Restate the data exactly as given and keep the pictures out.

---------- Given material

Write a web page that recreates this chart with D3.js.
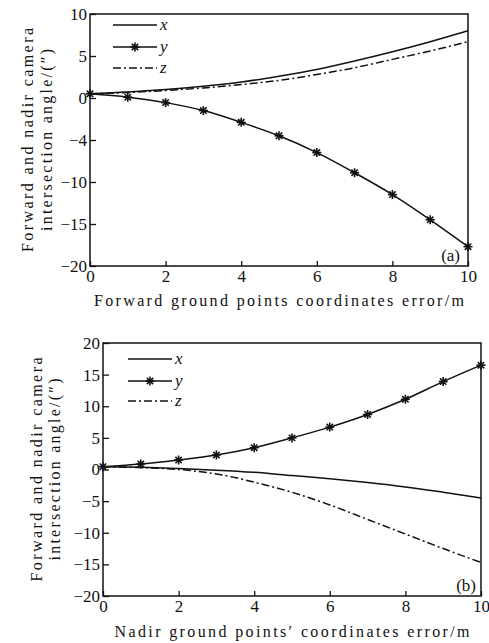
<!DOCTYPE html>
<html>
<head>
<meta charset="utf-8">
<script src="https://cdn.jsdelivr.net/npm/d3@7"></script>
<style>
  body { margin: 0; background: #fff; }
  svg { display: block; }
  text { font-family: "Liberation Serif", "Times New Roman", Times, "DejaVu Serif", serif; fill: #111; }
</style>
</head>
<body>
<div class="chart"></div>
<script>
// error values along the x axis (m)
let errors = [0, 1, 2, 3, 4, 5, 6, 7, 8, 9, 10];

// panel (a): forward ground points
let aX = [0.5, 0.7, 1.0, 1.4, 1.9, 2.6, 3.4, 4.4, 5.5, 6.7, 8.0];
let aY = [0.5, 0.1, -0.55, -1.5, -2.9, -4.5, -6.5, -8.9, -11.5, -14.5, -17.7];
let aZ = [0.5, 0.65, 0.9, 1.2, 1.6, 2.1, 2.8, 3.6, 4.6, 5.6, 6.7];

// panel (b): nadir ground points
let bX = [0.45, 0.35, 0.15, -0.1, -0.45, -0.95, -1.45, -2.05, -2.75, -3.6, -4.5];
let bY = [0.45, 0.87, 1.5, 2.3, 3.45, 5.0, 6.7, 8.7, 11.1, 13.9, 16.5];
let bZ = [0.45, 0.3, 0.0, -0.7, -2.0, -3.6, -5.6, -7.9, -10.2, -12.5, -14.7];

let xTicks = [0, 2, 4, 6, 8, 10];
let aTicks = [-20, -15, -10, -5, 0, 5, 10];
let aTickLabels = ['\u221220', '\u221215', '\u221210', '\u22124', '0', '5', '10'];
let bTicks = [-20, -15, -10, -5, 0, 5, 10, 15, 20];
let bTickLabels = ['\u221220', '\u221215', '\u221210', '\u22125', '0', '5', '10', '15', '20'];

let seriesNames = ['x', 'y', 'z'];

let serif = '"Liberation Serif", "Times New Roman", Times, "DejaVu Serif", serif';

let svg = d3.select('.chart')
  .append('svg')
  .attr('width', 489)
  .attr('height', 643)
  .style('font-family', serif);

function drawPanel(p) {
  let x = d3.scaleLinear().domain([0, 10]).range([p.left, p.right]);
  let y = d3.scaleLinear().domain([p.ticks[0], p.ticks[p.ticks.length - 1]]).range([p.bottom, p.top]);
  let g = svg.append('g');

  let xAxis = g.append('g')
    .attr('transform', `translate(0,${p.bottom})`)
    .call(d3.axisBottom(x).tickValues(xTicks).tickSizeInner(-5).tickSizeOuter(0).tickPadding(4));
  let yAxis = g.append('g')
    .attr('transform', `translate(${p.left},0)`)
    .call(d3.axisLeft(y).tickValues(p.ticks)
      .tickFormat((d, i) => p.labels[i])
      .tickSizeInner(-6).tickSizeOuter(0).tickPadding(3));
  [xAxis, yAxis].forEach(a => {
    a.attr('font-family', null).attr('font-size', null);
    a.select('.domain').remove();
    a.selectAll('line').attr('stroke', '#111').attr('stroke-width', 1.3);
    a.selectAll('text')
      .style('font-family', serif)
      .style('font-size', '17px')
      .attr('fill', '#111');
  });

  g.append('rect')
    .attr('x', p.left).attr('y', p.top)
    .attr('width', p.right - p.left).attr('height', p.bottom - p.top)
    .attr('fill', 'none').attr('stroke', '#111').attr('stroke-width', 1.5);

  let line = d3.line()
    .x((d, i) => x(errors[i]))
    .y(d => y(d))
    .curve(d3.curveMonotoneX);

  let dashes = [null, null, '8,3,2,3'];
  p.series.forEach((s, k) => {
    g.append('path')
      .attr('d', line(s))
      .attr('fill', 'none')
      .attr('stroke', '#111')
      .attr('stroke-width', 1.5)
      .attr('stroke-dasharray', dashes[k]);
  });

  // asterisk markers on y
  function star(sel, cx, cy) {
    let r = 4.5;
    [0, 45, 90, 135].forEach(a => {
      let dx = r * Math.cos(a * Math.PI / 180), dy = r * Math.sin(a * Math.PI / 180);
      sel.append('line')
        .attr('x1', cx - dx).attr('y1', cy - dy)
        .attr('x2', cx + dx).attr('y2', cy + dy)
        .attr('stroke', '#111').attr('stroke-width', 1.6);
    });
  }
  p.series[1].forEach((d, i) => star(g, x(errors[i]), y(d)));

  // legend
  seriesNames.forEach((n, k) => {
    let ly = p.legendY[k];
    g.append('line')
      .attr('x1', p.legendX).attr('x2', p.legendX + 44)
      .attr('y1', ly).attr('y2', ly)
      .attr('stroke', '#111').attr('stroke-width', 1.5)
      .attr('stroke-dasharray', dashes[k]);
    if (k === 1) star(g, p.legendX + 22, ly);
    g.append('text')
      .attr('x', p.legendX + 47).attr('y', ly + 5)
      .style('font-size', '17px').style('font-style', 'italic')
      .text(n);
  });

  g.append('text')
    .attr('x', p.tagX).attr('y', p.bottom - 5)
    .attr('text-anchor', 'end')
    .style('font-size', '17px')
    .text(p.tag);

  g.append('text')
    .attr('x', (p.left + p.right) / 2).attr('y', p.titleY)
    .attr('text-anchor', 'middle')
    .attr('textLength', p.titleLen).attr('lengthAdjust', 'spacing')
    .style('font-size', '16px')
    .text(p.title);

  let cy = (p.top + p.bottom) / 2;
  g.append('text')
    .attr('transform', `translate(${p.yLab[0]},${cy}) rotate(-90)`)
    .attr('text-anchor', 'middle')
    .attr('textLength', 224).attr('lengthAdjust', 'spacing')
    .style('font-size', '16px')
    .text('Forward and nadir camera');
  g.append('text')
    .attr('transform', `translate(${p.yLab[1]},${cy}) rotate(-90)`)
    .attr('text-anchor', 'middle')
    .attr('textLength', 182).attr('lengthAdjust', 'spacing')
    .style('font-size', '16px')
    .text('intersection angle/(\u2033)');
}

drawPanel({
  left: 90, right: 468, top: 14, bottom: 266,
  ticks: aTicks, labels: aTickLabels,
  series: [aX, aY, aZ],
  legendX: 113, legendY: [25, 47, 68],
  tag: '(a)', tagX: 460,
  title: 'Forward ground points coordinates error/m', titleY: 306, titleLen: 370,
  yLab: [33, 52]
});

drawPanel({
  left: 103, right: 481, top: 343, bottom: 596,
  ticks: bTicks, labels: bTickLabels,
  series: [bX, bY, bZ],
  legendX: 128, legendY: [359, 381, 401],
  tag: '(b)', tagX: 476,
  title: 'Nadir ground points\u2032 coordinates error/m', titleY: 637, titleLen: 355,
  yLab: [42, 60]
});
</script>
</body>
</html>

--------------------

▶ _Exercise output_:
Write a web page that recreates this chart with D3.js.
<!DOCTYPE html>
<html>
<head>
<meta charset="utf-8">
<script src="https://cdn.jsdelivr.net/npm/d3@7"></script>
<style>
  body { margin: 0; background: #fff; }
  svg { display: block; }
  text { font-family: "Liberation Serif", "Times New Roman", Times, "DejaVu Serif", serif; fill: #111; }
</style>
</head>
<body>
<div class="chart"></div>
<script>
// error values along the x axis (m)
let errors = [0, 1, 2, 3, 4, 5, 6, 7, 8, 9, 10];

// panel (a): forward ground points
let aX = [0.5, 0.7, 1.0, 1.4, 1.9, 2.6, 3.4, 4.4, 5.5, 6.7, 8.0];
let aY = [0.5, 0.1, -0.55, -1.5, -2.9, -4.5, -6.5, -8.9, -11.5, -14.5, -17.7];
let aZ = [0.5, 0.65, 0.9, 1.2, 1.6, 2.1, 2.8, 3.6, 4.6, 5.6, 6.7];

// panel (b): nadir ground points
let bX = [0.45, 0.35, 0.15, -0.1, -0.45, -0.95, -1.45, -2.05, -2.75, -3.6, -4.5];
let bY = [0.45, 0.87, 1.5, 2.3, 3.45, 5.0, 6.7, 8.7, 11.1, 13.9, 16.5];
let bZ = [0.45, 0.3, 0.0, -0.7, -2.0, -3.6, -5.6, -7.9, -10.2, -12.5, -14.7];

let xTicks = [0, 2, 4, 6, 8, 10];
let aTicks = [-20, -15, -10, -5, 0, 5, 10];
let aTickLabels = ['\u221220', '\u221215', '\u221210', '\u22124', '0', '5', '10'];
let bTicks = [-20, -15, -10, -5, 0, 5, 10, 15, 20];
let bTickLabels = ['\u221220', '\u221215', '\u221210', '\u22125', '0', '5', '10', '15', '20'];

let seriesNames = ['x', 'y', 'z'];

let serif = '"Liberation Serif", "Times New Roman", Times, "DejaVu Serif", serif';

let svg = d3.select('.chart')
  .append('svg')
  .attr('width', 489)
  .attr('height', 643)
  .style('font-family', serif);

function drawPanel(p) {
  let x = d3.scaleLinear().domain([0, 10]).range([p.left, p.right]);
  let y = d3.scaleLinear().domain([p.ticks[0], p.ticks[p.ticks.length - 1]]).range([p.bottom, p.top]);
  let g = svg.append('g');

  let xAxis = g.append('g')
    .attr('transform', `translate(0,${p.bottom})`)
    .call(d3.axisBottom(x).tickValues(xTicks).tickSizeInner(-5).tickSizeOuter(0).tickPadding(4));
  let yAxis = g.append('g')
    .attr('transform', `translate(${p.left},0)`)
    .call(d3.axisLeft(y).tickValues(p.ticks)
      .tickFormat((d, i) => p.labels[i])
      .tickSizeInner(-6).tickSizeOuter(0).tickPadding(3));
  [xAxis, yAxis].forEach(a => {
    a.attr('font-family', null).attr('font-size', null);
    a.select('.domain').remove();
    a.selectAll('line').attr('stroke', '#111').attr('stroke-width', 1.3);
    a.selectAll('text')
      .style('font-family', serif)
      .style('font-size', '17px')
      .attr('fill', '#111');
  });

  g.append('rect')
    .attr('x', p.left).attr('y', p.top)
    .attr('width', p.right - p.left).attr('height', p.bottom - p.top)
    .attr('fill', 'none').attr('stroke', '#111').attr('stroke-width', 1.5);

  let line = d3.line()
    .x((d, i) => x(errors[i]))
    .y(d => y(d))
    .curve(d3.curveMonotoneX);

  let dashes = [null, null, '8,3,2,3'];
  p.series.forEach((s, k) => {
    g.append('path')
      .attr('d', line(s))
      .attr('fill', 'none')
      .attr('stroke', '#111')
      .attr('stroke-width', 1.5)
      .attr('stroke-dasharray', dashes[k]);
  });

  // asterisk markers on y
  function star(sel, cx, cy) {
    let r = 4.5;
    [0, 45, 90, 135].forEach(a => {
      let dx = r * Math.cos(a * Math.PI / 180), dy = r * Math.sin(a * Math.PI / 180);
      sel.append('line')
        .attr('x1', cx - dx).attr('y1', cy - dy)
        .attr('x2', cx + dx).attr('y2', cy + dy)
        .attr('stroke', '#111').attr('stroke-width', 1.6);
    });
  }
  p.series[1].forEach((d, i) => star(g, x(errors[i]), y(d)));

  // legend
  seriesNames.forEach((n, k) => {
    let ly = p.legendY[k];
    g.append('line')
      .attr('x1', p.legendX).attr('x2', p.legendX + 44)
      .attr('y1', ly).attr('y2', ly)
      .attr('stroke', '#111').attr('stroke-width', 1.5)
      .attr('stroke-dasharray', dashes[k]);
    if (k === 1) star(g, p.legendX + 22, ly);
    g.append('text')
      .attr('x', p.legendX + 47).attr('y', ly + 5)
      .style('font-size', '17px').style('font-style', 'italic')
      .text(n);
  });

  g.append('text')
    .attr('x', p.tagX).attr('y', p.bottom - 5)
    .attr('text-anchor', 'end')
    .style('font-size', '17px')
    .text(p.tag);

  g.append('text')
    .attr('x', (p.left + p.right) / 2).attr('y', p.titleY)
    .attr('text-anchor', 'middle')
    .attr('textLength', p.titleLen).attr('lengthAdjust', 'spacing')
    .style('font-size', '16px')
    .text(p.title);

  let cy = (p.top + p.bottom) / 2;
  g.append('text')
    .attr('transform', `translate(${p.yLab[0]},${cy}) rotate(-90)`)
    .attr('text-anchor', 'middle')
    .attr('textLength', 224).attr('lengthAdjust', 'spacing')
    .style('font-size', '16px')
    .text('Forward and nadir camera');
  g.append('text')
    .attr('transform', `translate(${p.yLab[1]},${cy}) rotate(-90)`)
    .attr('text-anchor', 'middle')
    .attr('textLength', 182).attr('lengthAdjust', 'spacing')
    .style('font-size', '16px')
    .text('intersection angle/(\u2033)');
}

drawPanel({
  left: 90, right: 468, top: 14, bottom: 266,
  ticks: aTicks, labels: aTickLabels,
  series: [aX, aY, aZ],
  legendX: 113, legendY: [25, 47, 68],
  tag: '(a)', tagX: 460,
  title: 'Forward ground points coordinates error/m', titleY: 306, titleLen: 370,
  yLab: [33, 52]
});

drawPanel({
  left: 103, right: 481, top: 343, bottom: 596,
  ticks: bTicks, labels: bTickLabels,
  series: [bX, bY, bZ],
  legendX: 128, legendY: [359, 381, 401],
  tag: '(b)', tagX: 476,
  title: 'Nadir ground points\u2032 coordinates error/m', titleY: 637, titleLen: 355,
  yLab: [42, 60]
});
</script>
</body>
</html>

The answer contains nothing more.